Task ▸
Could every line of the data be printed exactly as it reads?

Dataset excerpt ▸
+++

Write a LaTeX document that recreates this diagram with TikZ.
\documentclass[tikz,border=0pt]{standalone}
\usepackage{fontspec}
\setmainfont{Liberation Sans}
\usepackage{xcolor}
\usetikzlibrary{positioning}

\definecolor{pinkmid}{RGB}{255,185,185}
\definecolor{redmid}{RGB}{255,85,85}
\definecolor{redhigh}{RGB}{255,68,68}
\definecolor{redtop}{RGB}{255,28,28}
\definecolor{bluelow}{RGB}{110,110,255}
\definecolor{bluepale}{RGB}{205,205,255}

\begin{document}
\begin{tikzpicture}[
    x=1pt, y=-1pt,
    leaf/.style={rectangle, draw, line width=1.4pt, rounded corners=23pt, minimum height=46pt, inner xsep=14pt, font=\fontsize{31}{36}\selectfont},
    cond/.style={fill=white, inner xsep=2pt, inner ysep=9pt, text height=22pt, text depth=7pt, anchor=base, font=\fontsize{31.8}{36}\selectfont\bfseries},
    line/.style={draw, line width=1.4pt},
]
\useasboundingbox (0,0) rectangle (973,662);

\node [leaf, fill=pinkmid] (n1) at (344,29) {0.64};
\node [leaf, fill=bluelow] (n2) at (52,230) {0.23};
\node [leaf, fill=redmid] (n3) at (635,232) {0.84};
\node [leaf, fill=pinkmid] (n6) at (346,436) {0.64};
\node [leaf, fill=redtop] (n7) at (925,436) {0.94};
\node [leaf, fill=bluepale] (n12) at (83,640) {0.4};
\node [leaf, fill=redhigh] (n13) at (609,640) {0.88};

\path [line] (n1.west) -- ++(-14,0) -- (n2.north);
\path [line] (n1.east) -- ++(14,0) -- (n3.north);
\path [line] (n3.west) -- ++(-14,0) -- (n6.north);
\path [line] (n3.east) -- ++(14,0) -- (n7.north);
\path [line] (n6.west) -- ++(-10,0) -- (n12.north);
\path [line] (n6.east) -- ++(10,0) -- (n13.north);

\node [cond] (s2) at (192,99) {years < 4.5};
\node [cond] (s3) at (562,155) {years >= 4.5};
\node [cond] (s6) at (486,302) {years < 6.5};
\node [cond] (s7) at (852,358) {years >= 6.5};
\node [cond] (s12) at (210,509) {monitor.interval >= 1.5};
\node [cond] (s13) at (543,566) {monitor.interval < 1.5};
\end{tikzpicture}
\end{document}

+++

Correct result ▸
Write a LaTeX document that recreates this diagram with TikZ.
\documentclass[tikz,border=0pt]{standalone}
\usepackage{fontspec}
\setmainfont{Liberation Sans}
\usepackage{xcolor}
\usetikzlibrary{positioning}

\definecolor{pinkmid}{RGB}{255,185,185}
\definecolor{redmid}{RGB}{255,85,85}
\definecolor{redhigh}{RGB}{255,68,68}
\definecolor{redtop}{RGB}{255,28,28}
\definecolor{bluelow}{RGB}{110,110,255}
\definecolor{bluepale}{RGB}{205,205,255}

\begin{document}
\begin{tikzpicture}[
    x=1pt, y=-1pt,
    leaf/.style={rectangle, draw, line width=1.4pt, rounded corners=23pt, minimum height=46pt, inner xsep=14pt, font=\fontsize{31}{36}\selectfont},
    cond/.style={fill=white, inner xsep=2pt, inner ysep=9pt, text height=22pt, text depth=7pt, anchor=base, font=\fontsize{31.8}{36}\selectfont\bfseries},
    line/.style={draw, line width=1.4pt},
]
\useasboundingbox (0,0) rectangle (973,662);

\node [leaf, fill=pinkmid] (n1) at (344,29) {0.64};
\node [leaf, fill=bluelow] (n2) at (52,230) {0.23};
\node [leaf, fill=redmid] (n3) at (635,232) {0.84};
\node [leaf, fill=pinkmid] (n6) at (346,436) {0.64};
\node [leaf, fill=redtop] (n7) at (925,436) {0.94};
\node [leaf, fill=bluepale] (n12) at (83,640) {0.4};
\node [leaf, fill=redhigh] (n13) at (609,640) {0.88};

\path [line] (n1.west) -- ++(-14,0) -- (n2.north);
\path [line] (n1.east) -- ++(14,0) -- (n3.north);
\path [line] (n3.west) -- ++(-14,0) -- (n6.north);
\path [line] (n3.east) -- ++(14,0) -- (n7.north);
\path [line] (n6.west) -- ++(-10,0) -- (n12.north);
\path [line] (n6.east) -- ++(10,0) -- (n13.north);

\node [cond] (s2) at (192,99) {years < 4.5};
\node [cond] (s3) at (562,155) {years >= 4.5};
\node [cond] (s6) at (486,302) {years < 6.5};
\node [cond] (s7) at (852,358) {years >= 6.5};
\node [cond] (s12) at (210,509) {monitor.interval >= 1.5};
\node [cond] (s13) at (543,566) {monitor.interval < 1.5};
\end{tikzpicture}
\end{document}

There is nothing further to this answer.